When I first started my job I was so worried about being wrong or off-base in meetings that I usually wouldn’t say anything. I would sit back and wait for one of my colleagues to step in because, I assumed, they knew what to say. What I didn’t understand is there will be a point where I have to contribute, as I am the one who knows the most about the topic. Sitting in silence is not going to solve your issues or move projects along, plus it just serves as a wall for you to hide behind.

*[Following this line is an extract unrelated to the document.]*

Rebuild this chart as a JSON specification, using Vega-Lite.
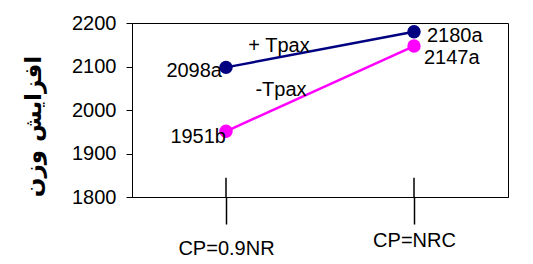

Speaking up in meetings is important to do for a few reasons:
- It shows others you are engaged
- It allows you to contribute to the group’s results
- It gives you ownership of yourself and what you are working on
Showing others you are not afraid to speak up as a new employee and, potentially, make mistakes, is a great trait to have. You will accelerate your growth and relationships if you start doing this early. I lost out on this opportunity in my first year at my company because I was hesitant to contribute to conversations in meetings. As a result, I had to work much harder to show others that I have a voice and am not afraid to share my thoughts and opinions.
Every meeting must have a meeting agenda in order to truly be effective. How are you supposed to have an effective meeting if you do not know what you are going to talk about or work towards without an agenda? When sending out a meeting invite, be sure to include an agenda. If you receive a meeting invite, be sure to ask for an agenda if one is not present in the meeting invite.
Here is a meeting agenda template that I use that has worked well:
- Meeting Purpose: This is the reason why you are meeting
- Meeting Objective: This is what you will be accomplishing/deciding in the meeting
- Meeting Agenda: This is a bulleted list of items you will be discussing en route to accomplishing the objective
Using this template allows all meeting participants to have an understanding of what they will be discussing. And it sets the stage, with a meeting objective, to accomplish a goal, rather than meet just to meet.
- What tools do you use to have a successful meeting?
- What challenges have you faced in having a meeting with a higher up?